CPU SIMD Support: How Software Adapts to Different Processor Capabilities

BigGo Editorial Team
CPU SIMD Support: How Software Adapts to Different Processor Capabilities

The discussion around SIMD (Single Instruction, Multiple Data) operations in modern processors has sparked interesting debates about how software handles varying CPU capabilities across different platforms. This topic has become increasingly relevant as processor architectures continue to evolve with different instruction set extensions.

The Baseline Approach

Most software distributions take a conservative approach by targeting the lowest common denominator of CPU features. For x86-64 processors, SSE2 serves as the minimum baseline, providing 128-bit wide SIMD operations. However, this landscape is changing:

  • Red Hat Enterprise Linux (RHEL) 10 will require x86-64-v3 support, including SSE4 and AVX2
  • Debian still maintains compatibility with x86-64-v1 (original 64-bit extension)
  • Some applications are beginning to require AVX2 (introduced in 2013)

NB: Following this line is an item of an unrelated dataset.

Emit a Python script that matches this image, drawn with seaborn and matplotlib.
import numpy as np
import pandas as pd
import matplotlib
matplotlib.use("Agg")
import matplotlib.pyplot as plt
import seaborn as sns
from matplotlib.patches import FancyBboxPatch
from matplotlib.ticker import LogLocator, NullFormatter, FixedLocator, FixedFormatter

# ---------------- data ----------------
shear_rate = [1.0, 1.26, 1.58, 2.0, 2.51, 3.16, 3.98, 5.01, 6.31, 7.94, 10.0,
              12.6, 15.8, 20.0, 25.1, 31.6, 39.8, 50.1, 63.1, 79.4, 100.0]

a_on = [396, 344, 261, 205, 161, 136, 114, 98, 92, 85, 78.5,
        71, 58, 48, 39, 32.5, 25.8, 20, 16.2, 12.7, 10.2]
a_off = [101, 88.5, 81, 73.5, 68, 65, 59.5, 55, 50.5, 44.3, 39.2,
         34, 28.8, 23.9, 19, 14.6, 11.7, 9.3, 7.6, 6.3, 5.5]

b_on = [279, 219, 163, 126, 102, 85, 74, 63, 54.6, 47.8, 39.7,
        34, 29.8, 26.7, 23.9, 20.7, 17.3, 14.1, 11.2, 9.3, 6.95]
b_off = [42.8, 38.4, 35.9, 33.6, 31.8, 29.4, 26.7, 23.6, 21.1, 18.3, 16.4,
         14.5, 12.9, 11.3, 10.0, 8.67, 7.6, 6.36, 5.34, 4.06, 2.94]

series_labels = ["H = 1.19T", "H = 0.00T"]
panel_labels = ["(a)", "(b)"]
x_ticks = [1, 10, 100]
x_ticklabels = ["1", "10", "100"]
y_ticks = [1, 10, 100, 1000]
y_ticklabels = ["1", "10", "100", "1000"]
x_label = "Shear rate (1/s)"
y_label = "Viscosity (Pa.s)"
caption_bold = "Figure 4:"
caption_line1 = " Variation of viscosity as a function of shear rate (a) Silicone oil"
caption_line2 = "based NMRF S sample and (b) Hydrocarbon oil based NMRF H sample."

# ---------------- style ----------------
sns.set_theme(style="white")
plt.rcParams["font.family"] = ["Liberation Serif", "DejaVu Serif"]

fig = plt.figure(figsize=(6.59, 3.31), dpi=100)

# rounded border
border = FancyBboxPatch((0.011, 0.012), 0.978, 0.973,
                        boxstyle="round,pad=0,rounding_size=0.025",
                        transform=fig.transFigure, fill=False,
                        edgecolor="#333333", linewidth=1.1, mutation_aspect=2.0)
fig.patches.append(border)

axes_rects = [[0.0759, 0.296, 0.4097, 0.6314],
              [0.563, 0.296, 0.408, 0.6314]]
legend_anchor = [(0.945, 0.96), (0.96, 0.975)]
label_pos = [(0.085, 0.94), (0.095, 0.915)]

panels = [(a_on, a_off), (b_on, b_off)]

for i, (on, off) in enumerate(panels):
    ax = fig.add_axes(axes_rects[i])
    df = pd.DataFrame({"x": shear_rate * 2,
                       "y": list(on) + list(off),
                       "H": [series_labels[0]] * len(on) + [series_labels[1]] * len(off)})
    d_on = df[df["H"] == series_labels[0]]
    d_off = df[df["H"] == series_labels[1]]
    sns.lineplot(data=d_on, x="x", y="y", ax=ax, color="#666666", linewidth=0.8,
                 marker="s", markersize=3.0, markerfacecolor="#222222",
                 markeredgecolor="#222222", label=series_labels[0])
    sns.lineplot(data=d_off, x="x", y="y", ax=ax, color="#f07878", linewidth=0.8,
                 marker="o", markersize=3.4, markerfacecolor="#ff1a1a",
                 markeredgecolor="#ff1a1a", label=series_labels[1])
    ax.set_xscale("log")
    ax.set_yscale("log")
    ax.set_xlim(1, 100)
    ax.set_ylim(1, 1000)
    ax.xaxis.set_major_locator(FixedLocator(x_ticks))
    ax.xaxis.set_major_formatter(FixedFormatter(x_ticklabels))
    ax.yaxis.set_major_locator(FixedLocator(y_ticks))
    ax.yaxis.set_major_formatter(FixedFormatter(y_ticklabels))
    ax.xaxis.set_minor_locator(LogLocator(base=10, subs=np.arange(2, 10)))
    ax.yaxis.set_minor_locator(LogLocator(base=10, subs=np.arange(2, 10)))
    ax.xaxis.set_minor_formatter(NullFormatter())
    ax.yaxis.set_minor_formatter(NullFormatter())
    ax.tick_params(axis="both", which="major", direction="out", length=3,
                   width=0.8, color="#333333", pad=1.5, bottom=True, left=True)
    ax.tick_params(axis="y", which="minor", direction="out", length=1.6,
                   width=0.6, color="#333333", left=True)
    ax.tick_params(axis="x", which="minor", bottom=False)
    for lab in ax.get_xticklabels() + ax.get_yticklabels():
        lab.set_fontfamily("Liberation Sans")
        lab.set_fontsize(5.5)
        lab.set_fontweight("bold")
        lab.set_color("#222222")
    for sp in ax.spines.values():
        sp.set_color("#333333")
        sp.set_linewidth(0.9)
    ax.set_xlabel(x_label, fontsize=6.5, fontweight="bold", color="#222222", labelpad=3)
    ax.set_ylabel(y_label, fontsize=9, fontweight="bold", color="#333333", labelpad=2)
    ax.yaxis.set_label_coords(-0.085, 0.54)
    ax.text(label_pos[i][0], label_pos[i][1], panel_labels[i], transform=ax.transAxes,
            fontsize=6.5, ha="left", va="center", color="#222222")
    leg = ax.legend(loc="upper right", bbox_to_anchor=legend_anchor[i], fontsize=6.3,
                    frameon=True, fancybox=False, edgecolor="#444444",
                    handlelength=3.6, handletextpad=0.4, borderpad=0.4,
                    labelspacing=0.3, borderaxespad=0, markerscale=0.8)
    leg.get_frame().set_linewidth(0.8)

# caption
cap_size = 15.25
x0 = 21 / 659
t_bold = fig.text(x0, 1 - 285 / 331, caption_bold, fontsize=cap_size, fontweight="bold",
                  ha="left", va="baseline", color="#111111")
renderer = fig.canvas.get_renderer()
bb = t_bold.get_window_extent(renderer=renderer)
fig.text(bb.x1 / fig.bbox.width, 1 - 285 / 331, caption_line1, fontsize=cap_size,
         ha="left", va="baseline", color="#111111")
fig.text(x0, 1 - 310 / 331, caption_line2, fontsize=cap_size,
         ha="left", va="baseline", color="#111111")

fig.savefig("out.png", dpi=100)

Runtime Dispatch Solutions

For performance-critical applications, developers employ runtime dispatch techniques to leverage CPU-specific features:

  1. Manual Implementation : Some developers write multiple versions of their code optimized for different CPU capabilities, with runtime selection of the appropriate version.

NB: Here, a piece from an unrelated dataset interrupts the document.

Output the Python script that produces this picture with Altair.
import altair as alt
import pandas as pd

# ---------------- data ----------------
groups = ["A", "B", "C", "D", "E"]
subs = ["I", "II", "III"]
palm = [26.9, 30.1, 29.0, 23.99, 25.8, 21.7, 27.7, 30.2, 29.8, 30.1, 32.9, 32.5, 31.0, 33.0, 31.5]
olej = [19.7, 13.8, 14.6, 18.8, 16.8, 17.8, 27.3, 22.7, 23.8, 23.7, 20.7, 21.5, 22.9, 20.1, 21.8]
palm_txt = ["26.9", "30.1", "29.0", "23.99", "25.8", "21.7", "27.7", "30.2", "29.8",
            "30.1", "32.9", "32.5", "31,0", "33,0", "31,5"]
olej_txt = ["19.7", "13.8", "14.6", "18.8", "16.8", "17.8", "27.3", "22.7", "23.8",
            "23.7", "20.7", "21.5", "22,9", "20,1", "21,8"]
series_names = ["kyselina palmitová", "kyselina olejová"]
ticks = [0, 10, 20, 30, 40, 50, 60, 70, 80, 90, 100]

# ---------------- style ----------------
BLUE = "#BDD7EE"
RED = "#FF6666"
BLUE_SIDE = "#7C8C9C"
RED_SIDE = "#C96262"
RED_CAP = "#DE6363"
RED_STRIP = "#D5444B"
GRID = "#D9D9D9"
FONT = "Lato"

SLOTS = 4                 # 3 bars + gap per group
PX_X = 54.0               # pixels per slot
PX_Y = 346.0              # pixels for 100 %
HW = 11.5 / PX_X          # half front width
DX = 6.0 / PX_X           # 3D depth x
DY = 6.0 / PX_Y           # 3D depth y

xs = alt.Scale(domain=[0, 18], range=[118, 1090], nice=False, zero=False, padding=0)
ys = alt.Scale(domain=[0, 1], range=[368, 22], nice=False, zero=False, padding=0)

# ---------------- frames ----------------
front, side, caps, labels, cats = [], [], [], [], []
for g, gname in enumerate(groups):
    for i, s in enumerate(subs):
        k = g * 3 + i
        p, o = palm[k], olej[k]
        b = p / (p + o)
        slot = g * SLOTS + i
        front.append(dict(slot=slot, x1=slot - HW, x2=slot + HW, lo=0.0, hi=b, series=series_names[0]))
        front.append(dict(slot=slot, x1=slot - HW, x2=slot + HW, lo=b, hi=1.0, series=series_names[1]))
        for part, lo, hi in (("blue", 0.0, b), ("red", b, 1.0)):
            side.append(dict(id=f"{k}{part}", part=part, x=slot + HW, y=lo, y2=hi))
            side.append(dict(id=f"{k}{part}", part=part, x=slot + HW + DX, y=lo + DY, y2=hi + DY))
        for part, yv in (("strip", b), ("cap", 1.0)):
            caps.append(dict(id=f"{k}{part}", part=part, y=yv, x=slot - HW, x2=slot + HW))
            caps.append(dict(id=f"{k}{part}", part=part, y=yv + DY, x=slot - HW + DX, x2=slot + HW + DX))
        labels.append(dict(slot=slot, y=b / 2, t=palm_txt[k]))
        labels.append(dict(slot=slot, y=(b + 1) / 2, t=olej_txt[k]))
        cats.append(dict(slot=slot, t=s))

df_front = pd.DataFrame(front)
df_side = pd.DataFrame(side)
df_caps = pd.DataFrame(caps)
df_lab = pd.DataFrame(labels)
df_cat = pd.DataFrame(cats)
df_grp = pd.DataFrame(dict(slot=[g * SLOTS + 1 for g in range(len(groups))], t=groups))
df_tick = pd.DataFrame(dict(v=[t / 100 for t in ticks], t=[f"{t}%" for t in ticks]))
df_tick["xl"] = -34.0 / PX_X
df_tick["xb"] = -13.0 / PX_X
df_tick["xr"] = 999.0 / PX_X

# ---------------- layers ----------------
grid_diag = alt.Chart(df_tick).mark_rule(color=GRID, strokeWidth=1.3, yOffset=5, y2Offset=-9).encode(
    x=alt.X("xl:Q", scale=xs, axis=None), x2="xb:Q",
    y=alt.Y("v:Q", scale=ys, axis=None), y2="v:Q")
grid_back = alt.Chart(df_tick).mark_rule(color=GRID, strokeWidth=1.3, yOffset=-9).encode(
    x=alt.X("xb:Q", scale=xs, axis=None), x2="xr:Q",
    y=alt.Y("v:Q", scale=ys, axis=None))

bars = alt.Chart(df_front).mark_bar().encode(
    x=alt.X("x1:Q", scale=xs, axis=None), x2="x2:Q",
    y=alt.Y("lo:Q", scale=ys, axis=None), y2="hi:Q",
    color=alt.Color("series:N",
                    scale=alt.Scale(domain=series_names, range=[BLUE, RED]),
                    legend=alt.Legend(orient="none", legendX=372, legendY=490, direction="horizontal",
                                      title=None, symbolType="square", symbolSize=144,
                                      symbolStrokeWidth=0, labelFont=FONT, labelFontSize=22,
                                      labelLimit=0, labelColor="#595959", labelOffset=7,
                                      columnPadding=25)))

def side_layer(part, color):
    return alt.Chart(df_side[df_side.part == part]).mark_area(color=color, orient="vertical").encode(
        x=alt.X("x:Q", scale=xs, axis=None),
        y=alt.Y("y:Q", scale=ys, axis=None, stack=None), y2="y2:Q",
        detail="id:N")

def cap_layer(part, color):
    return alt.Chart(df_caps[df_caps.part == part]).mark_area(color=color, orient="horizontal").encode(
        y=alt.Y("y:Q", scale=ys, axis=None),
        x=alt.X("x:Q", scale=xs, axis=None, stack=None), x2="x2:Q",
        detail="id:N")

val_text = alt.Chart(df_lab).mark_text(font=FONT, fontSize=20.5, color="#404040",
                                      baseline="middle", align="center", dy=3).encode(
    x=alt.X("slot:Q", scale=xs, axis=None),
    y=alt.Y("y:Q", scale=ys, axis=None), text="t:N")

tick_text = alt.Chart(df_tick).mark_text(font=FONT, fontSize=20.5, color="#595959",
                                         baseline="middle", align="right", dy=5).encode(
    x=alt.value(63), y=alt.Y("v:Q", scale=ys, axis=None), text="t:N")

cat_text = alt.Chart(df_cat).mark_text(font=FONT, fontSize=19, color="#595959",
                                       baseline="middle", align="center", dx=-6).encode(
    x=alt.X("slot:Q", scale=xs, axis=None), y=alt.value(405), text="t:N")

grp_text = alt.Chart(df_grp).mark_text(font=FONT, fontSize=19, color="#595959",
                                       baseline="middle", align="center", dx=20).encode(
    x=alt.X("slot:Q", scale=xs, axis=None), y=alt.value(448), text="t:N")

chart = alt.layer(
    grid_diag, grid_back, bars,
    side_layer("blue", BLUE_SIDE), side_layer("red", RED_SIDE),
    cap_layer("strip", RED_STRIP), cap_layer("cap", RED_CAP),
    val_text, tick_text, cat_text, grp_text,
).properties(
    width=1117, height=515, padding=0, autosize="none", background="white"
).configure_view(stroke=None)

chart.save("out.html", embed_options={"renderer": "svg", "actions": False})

  2. Library Support : Tools like Google Highway provide abstractions for SIMD operations across different architectures.

  3. Compiler Support : GCC offers function multiversioning, allowing developers to write CPU-specific implementations that are automatically selected at runtime.

Programming Language Adaptations

Different programming languages handle SIMD capabilities with varying degrees of success:

Static Languages

  • C#/.NET : Implements portable SIMD primitives that efficiently map to native instructions at runtime
  • Java : Introducing a new vector API for SIMD operations, though still in incubation

Dynamic Languages

  • JavaScript : Attempted SIMD support but faced complexity issues, leading to WASM SIMD adoption instead
  • Python/PHP : Limited direct SIMD optimization capabilities, though they can benefit from optimized C libraries

Performance Considerations

The implementation of SIMD support comes with several trade-offs:

  • Older processors, like the AMD Phenom II (sold until 2012), lack support for newer SIMD instructions
  • Some processors may experience clock speed reductions when using certain SIMD instructions
  • Compiler auto-vectorization capabilities vary significantly, with Clang generally performing better than GCC

Future Outlook

The trend appears to be moving toward requiring more modern SIMD instruction sets as baseline requirements, with distributions gradually raising their minimum CPU feature requirements. This shift promises better performance but may leave some older hardware behind.

For developers, the challenge remains in balancing the potential performance benefits of newer SIMD instructions against the need to maintain compatibility with a diverse hardware ecosystem.